Comme votre film se déroule juste après X-MEN, L’AFFRONTEMENT FINAL , dans lequel le groupe original a été décimé, éclaté, et privé de son mentor, va-t-il contenir aussi des liens avec un éventuel X-MEN 4, par exemple en faisant réapparaître Patrick Stewart ? Sa résurrection était clairement annoncée dans les derniers moments de L’AFFRONTEMENT FINAL …

J’ai pris seul la décision de situer l’action juste après celle du dernier X-MEN, car personne n’avait songé à le faire, ni les producteurs, ni les dirigeants de la Fox. Et pour vous dire le fond de ma pensée, je considère que préparer la suite de ce film ne fait pas partie de mon job ! Je me suis concentré uniquement sur l’histoire que j’avais à raconter, et j’espère que les spectateurs seront pleinement satisfaits par sa conclusion. (Qui constitue bel et bien un lien avec le X-MEN DAYS OF FUTURE PAST de Bryan Singer ! NDLR)

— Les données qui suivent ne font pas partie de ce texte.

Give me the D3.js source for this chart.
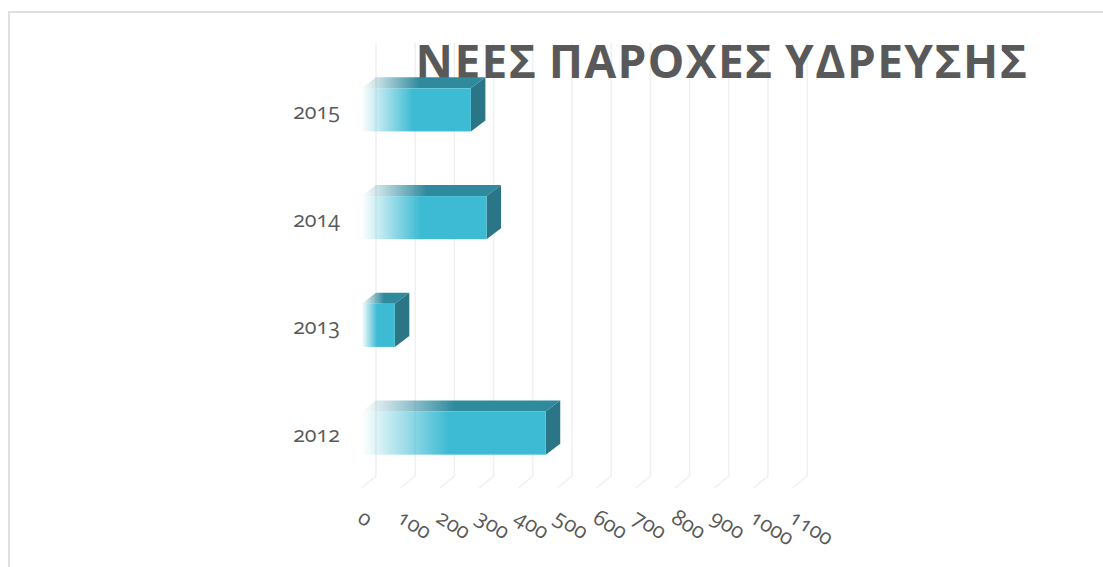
<!DOCTYPE html>
<html>
<head>
<meta charset="utf-8">
<script src="https://cdn.jsdelivr.net/npm/d3@7"></script>
<style>
  html, body { margin: 0; padding: 0; background: #fff; overflow: hidden; }
  text { font-family: "Open Sans", sans-serif; fill: #595959; }
  .tick text { font-variant-numeric: oldstyle-nums; font-feature-settings: "onum"; font-size: 21.5px; }
</style>
</head>
<body>
<svg id="chart" width="1103" height="567"></svg>
<script>
var years = ["2015", "2014", "2013", "2012"];
var newConnections = [279, 319, 85, 470];
var xTicks = [0, 100, 200, 300, 400, 500, 600, 700, 800, 900, 1000, 1100];
var chartTitle = "ΝΕΕΣ ΠΑΡΟΧΕΣ ΥΔΡΕΥΣΗΣ";

function drawChart() {
  var svg = d3.select("#chart");
  var depthX = 14.5, depthY = 11;

  var xScale = d3.scaleLinear().domain([0, 1100]).range([361.5, 792.7]);
  var yScale = d3.scaleBand().domain(years).range([56, 487]).paddingInner(0.6).paddingOuter(0.3);
  var floorY = 488;

  // chart frame, only top and left show in the crop
  svg.append("rect")
    .attr("x", 9).attr("y", 12)
    .attr("width", 1200).attr("height", 700)
    .attr("fill", "none")
    .attr("stroke", "#e0e0e0")
    .attr("stroke-width", 2);

  // fading gradients for front and top faces
  var defs = svg.append("defs");
  function fade(id, color) {
    var g = defs.append("linearGradient").attr("id", id);
    g.append("stop").attr("offset", "0%").attr("stop-color", color).attr("stop-opacity", 0);
    g.append("stop").attr("offset", "47%").attr("stop-color", color).attr("stop-opacity", 1);
  }
  fade("frontFade", "#3ebbd4");
  fade("topFade", "#2f8a9e");

  // gridlines, back wall plus the floor slant
  var grid = svg.append("g");
  grid.selectAll("path")
    .data(xTicks)
    .enter()
    .append("path")
    .attr("d", function(d) {
      var x = xScale(d);
      return "M" + x + "," + floorY + "L" + (x + depthX) + "," + (floorY - depthY - 1) + "V43";
    })
    .attr("fill", "none")
    .attr("stroke", "#f0f0f0")
    .attr("stroke-width", 1.5);

  svg.append("text")
    .attr("x", 722)
    .attr("y", 78)
    .attr("text-anchor", "middle")
    .style("font-size", "46px")
    .style("font-weight", 700)
    .style("letter-spacing", "1.4px")
    .style("word-spacing", "-2px")
    .text(chartTitle);

  var bars = svg.selectAll(".bar")
    .data(years)
    .enter()
    .append("g")
    .attr("class", "bar");

  // top face
  bars.append("path")
    .attr("d", function(d, i) {
      var x0 = xScale(0), x1 = xScale(newConnections[i]), y = yScale(d);
      return "M" + x0 + "," + y + "L" + (x0 + depthX) + "," + (y - depthY) + "H" + (x1 + depthX) + "L" + x1 + "," + y + "Z";
    })
    .attr("fill", "url(#topFade)");

  // side face
  bars.append("path")
    .attr("d", function(d, i) {
      var x1 = xScale(newConnections[i]), y = yScale(d), h = yScale.bandwidth();
      return "M" + x1 + "," + y + "L" + (x1 + depthX) + "," + (y - depthY) + "V" + (y + h - depthY) + "L" + x1 + "," + (y + h) + "Z";
    })
    .attr("fill", "#2a7586");

  // front face
  bars.append("rect")
    .attr("x", xScale(0))
    .attr("y", function(d) { return yScale(d); })
    .attr("width", function(d, i) { return xScale(newConnections[i]) - xScale(0); })
    .attr("height", yScale.bandwidth())
    .attr("fill", "url(#frontFade)");

  // year labels
  var yAxis = d3.axisLeft(yScale).tickSize(0).tickPadding(0);
  svg.append("g")
    .attr("transform", "translate(340,0)")
    .call(yAxis)
    .call(function(g) { g.select(".domain").remove(); })
    .selectAll("text")
    .attr("y", 2)
    .style("fill", "#595959")
    .style("font-family", "'Open Sans', sans-serif");

  // value labels, slanted
  var xAxis = d3.axisBottom(xScale).tickValues(xTicks).tickSize(0).tickFormat(d3.format("d"));
  svg.append("g")
    .attr("transform", "translate(0,516)")
    .call(xAxis)
    .call(function(g) { g.select(".domain").remove(); })
    .selectAll("text")
    .attr("text-anchor", "start")
    .attr("x", -2)
    .attr("y", 0)
    .attr("dy", "0.35em")
    .attr("transform", "rotate(32)")
    .style("fill", "#595959")
    .style("font-family", "'Open Sans', sans-serif");
}

drawChart();
</script>
</body>
</html>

Ce film marque la 6ème apparition de Wolverine à l’écran. Comment décririez-vous les aspects les plus originaux et les plus inattendus de cette nouvelle aventure de Logan ?

Je crois que le traitement des tourments et des émotions de Wolverine va surprendre les spectateurs. Même s’il a été profondément marqué par la mort de Jean Grey, Wolverine trouve un nouvel amour en la personne de Mariko, qui devient la femme de sa vie. Et cette fois-ci, cet amour est pleinement partagé, ce qui nous permet de montrer pour la première fois des moments intimes de la vie de Logan qui osent miser sur le réalisme.Je crois qu’il y a énormément de facettes de la vie de Wolverine que l’on explore différemment ici. Et je pense que tout cela forme une immense mosaïque qui permet de mieux connaître ce personnage. On pourrait dire que WOLVERINE, LE COMBAT DE L’IMMORTEL est une sorte de kaléidoscope où l’on voit surgir tout à tour des situations fascinantes, violentes, émouvantes ou inattendues, mais toujours très divertissantes.